Doomberg: So there are a lot of thumbs on the scale right now, and a lot of it is sort of whispered about, and you don’t want to sound too conspiratorial because, okay, what other prices on your Bloomberg don’t you believe. We, of course, were accused of putting too much emphasis on the relative strength of the Russian Ruble because the constant refrain on Twitter was what can you do with a Ruble? It’s only because he has capital controls in place, and our counter to that there are 4 billion people still transacting with Russia and the number you see on the screen is real. We just take the mortgage back securities market, of course, the fed interfered in that market, but it doesn’t mean that when I went to the bank and got a mortgage, that I got a different price, because, well, this’s just correct for what the fed is doing. Prices is just a price, the numbers on the screen are real.
Doomberg: If the governments can intervene in the natural gas or oil markets and bring the price down, more power to them.

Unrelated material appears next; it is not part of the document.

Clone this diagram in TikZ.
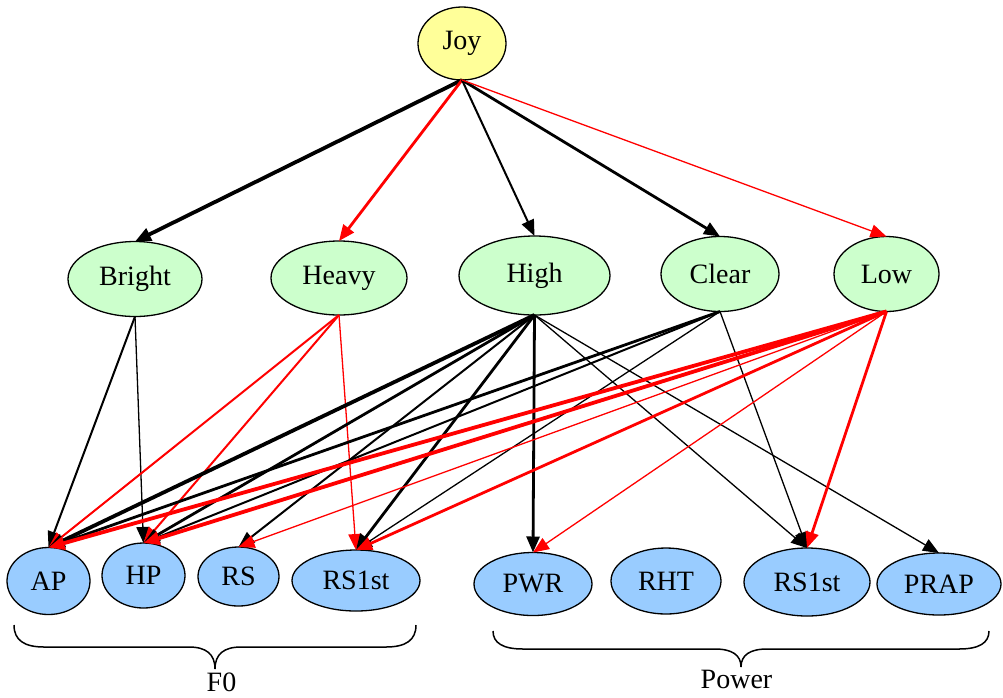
\documentclass[tikz,border=0pt]{standalone}
\usepackage{fontspec}
\setmainfont{Liberation Serif}
\usetikzlibrary{shapes.geometric,arrows.meta}
\definecolor{topc}{RGB}{255,255,153}
\definecolor{midc}{RGB}{204,255,204}
\definecolor{botc}{RGB}{153,204,255}
\definecolor{redc}{RGB}{255,0,0}
\begin{document}
\begin{tikzpicture}[x=1pt,y=-1pt,
  nd/.style={ellipse, draw=black, line width=1.3pt, inner sep=0pt, outer sep=0pt, font=\fontsize{28}{31}\selectfont},
  topn/.style={nd, fill=topc},
  midn/.style={nd, fill=midc},
  botn/.style={nd, fill=botc},
  bk/.style={draw=black, -{Triangle[length=16pt,width=13pt]}},
  rd/.style={draw=redc, -{Triangle[length=16pt,width=13pt,color=redc]}},
  w1/.style={line width=1.3pt},
  w2/.style={line width=2pt},
  w3/.style={line width=2.8pt},
  w4/.style={line width=3.8pt},
  brace/.style={draw=black, line width=1.5pt},
  lab/.style={font=\fontsize{28}{31}\selectfont, inner sep=0pt, anchor=base}
]
\useasboundingbox (0,0) rectangle (1003,697);
% nodes
\node[topn, minimum width=88pt, minimum height=73pt] (joy) at (462,43.5) {Joy};
\node[midn, minimum width=134pt, minimum height=75pt] (bright) at (135,279) {Bright};
\node[midn, minimum width=136pt, minimum height=74pt] (heavy) at (339,278) {Heavy};
\node[midn, minimum width=151pt, minimum height=79pt] (high) at (534.5,275.5) {High};
\node[midn, minimum width=118pt, minimum height=75pt] (clear) at (720,274) {Clear};
\node[midn, minimum width=105pt, minimum height=75pt] (low) at (886.5,274) {Low};
\node[botn, minimum width=83pt, minimum height=67pt] (ap) at (48.5,581) {AP};
\node[botn, minimum width=83pt, minimum height=65pt] (hp) at (143.5,575.5) {HP};
\node[botn, minimum width=81pt, minimum height=59pt] (rs) at (238.5,576.5) {RS};
\node[botn, minimum width=128pt, minimum height=61pt] (rsf) at (356,580.5) {RS1st};
\node[botn, minimum width=118pt, minimum height=63pt] (pwr) at (533,584) {PWR};
\node[botn, minimum width=110pt, minimum height=66pt] (rht) at (666,581) {RHT};
\node[botn, minimum width=126pt, minimum height=68pt] (rsp) at (807,582) {RS1st};
\node[botn, minimum width=124pt, minimum height=62pt] (prap) at (939,584) {PRAP};
% Joy edges
\draw[bk,w4] (joy.south) -- (bright.north);
\draw[rd,w3] (joy.south) -- (heavy.north);
\draw[bk,w2] (joy.south) -- (high.north);
\draw[bk,w3] (joy.south) -- (clear.north);
\draw[rd,w1] (joy.south) -- (low.north);
% Bright
\draw[bk,w2] (bright.south) -- (ap.north);
\draw[bk,w1] (bright.south) -- (hp.north);
% Heavy
\draw[rd,w2] (heavy.south) -- (ap.north);
\draw[rd,w2] (heavy.south) -- (hp.north);
\draw[rd,w1] (heavy.south) -- (rsf.north);
% High
\draw[bk,w4] (high.south) -- (ap.north);
\draw[bk,w3] (high.south) -- (hp.north);
\draw[bk,w2] (high.south) -- (rs.north);
\draw[bk,w3] (high.south) -- (rsf.north);
\draw[bk,w3] (high.south) -- (pwr.north);
\draw[bk,w1] (high.south) -- (rsp.north);
\draw[bk,w1] (high.south) -- (prap.north);
% Clear
\draw[bk,w3] (clear.south) -- (ap.north);
\draw[bk,w2] (clear.south) -- (hp.north);
\draw[bk,w1] (clear.south) -- (rsf.north);
\draw[bk,w1] (clear.south) -- (rsp.north);
% Low
\draw[rd,w4] (low.south) -- (ap.north);
\draw[rd,w4] (low.south) -- (hp.north);
\draw[rd,w1] (low.south) -- (rs.north);
\draw[rd,w3] (low.south) -- (rsf.north);
\draw[rd,w1] (low.south) -- (pwr.north);
\draw[rd,w3] (low.south) -- (rsp.north);
% braces
\coordinate (f0tip) at (215,669);
\coordinate (pwtip) at (741,667);
\draw[brace] (14,625) .. controls (14,640) and (24,647) .. (44,647) -- (189,647)
  .. controls (206,647) and (215,654) .. (f0tip)
  .. controls (215,654) and (224,647) .. (241,647) -- (386,647)
  .. controls (406,647) and (416,640) .. (416,625);
\draw[brace] (493,631) .. controls (493,643) and (503,649) .. (523,649) -- (715,649)
  .. controls (732,649) and (741,655) .. (pwtip)
  .. controls (741,655) and (750,649) .. (767,649) -- (959,649)
  .. controls (979,649) and (989,643) .. (989,631);
\node[lab] (f0) at (221.5,691) {F0};
\node[lab] (power) at (736.5,688) {Power};
\end{tikzpicture}
\end{document}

And, of course, this is what OPEC is designed to do in the other way like OPEC exists to manipulate the price of oil. Prices are manipulated, and governments interfere, but the price on the screen is the price somebody’s paying, and it’s a clearing price somewhere. We just tend to believe it’s to give into the temptation of only believing the prices that fit with your narrative means you won’t capture the narrative shifts when they happen.
Doomberg: We have characterized the winter of 2022/23 as the greatest geopolitical event to resolve in the next few months. I would confess that we are surprised by the speed at which resolution is being imposed by the markets here; markets, of course, are forward indicating, so we shouldn’t have been so surprised. We view the resolution of this event in the same way that a physicist might view a singularity. In a singularity, the laws of physics breakdown, which means it is fruitless to try to predict what happens on the other side of that singularity because it’s unknowable. The big bang theory is predicated on such a singularity, and famous physicists like to say it doesn’t matter what happened before the big bang because it was a singularity, and we think there’s an economic singularity on the horizon.
Doomberg: The range of potential outcomes is so chaotic that it is fruitless to try to model it. We spend most of our time reading real-time data to see where things are going in the near term because, like the weather, you can predict 3, 4, or 5 days ahead; a week ahead is a bit sketchy. And after two weeks, just forget about it. We think we’re in the same type of scenario right now with Europe; you could imagine things like an overthrow of the German government, as crazy as that might sound. You could imagine things as crazy as mass starvation in Western countries because of a cold snap, like pray for a warm winter. And if your strategy is to pray, you’ve lost, no offense to the religious amongst your listeners, but it’s truly a singularity.
Doomberg: I don’t know that you can look past this December and speak with any kind of authority about what’s going to happen? What will things look like in the spring or winter or two years after that? Other than to say, perhaps, we will learn our lesson and reacquaint ourselves with physics over platitudes, but it’s not clear to me that whoever replaces this crop of leaders would be any better. I don’t think you could see through a singularity with any intelligence. And so it’s best just to admit that you can’t and observe the short term with keen interest.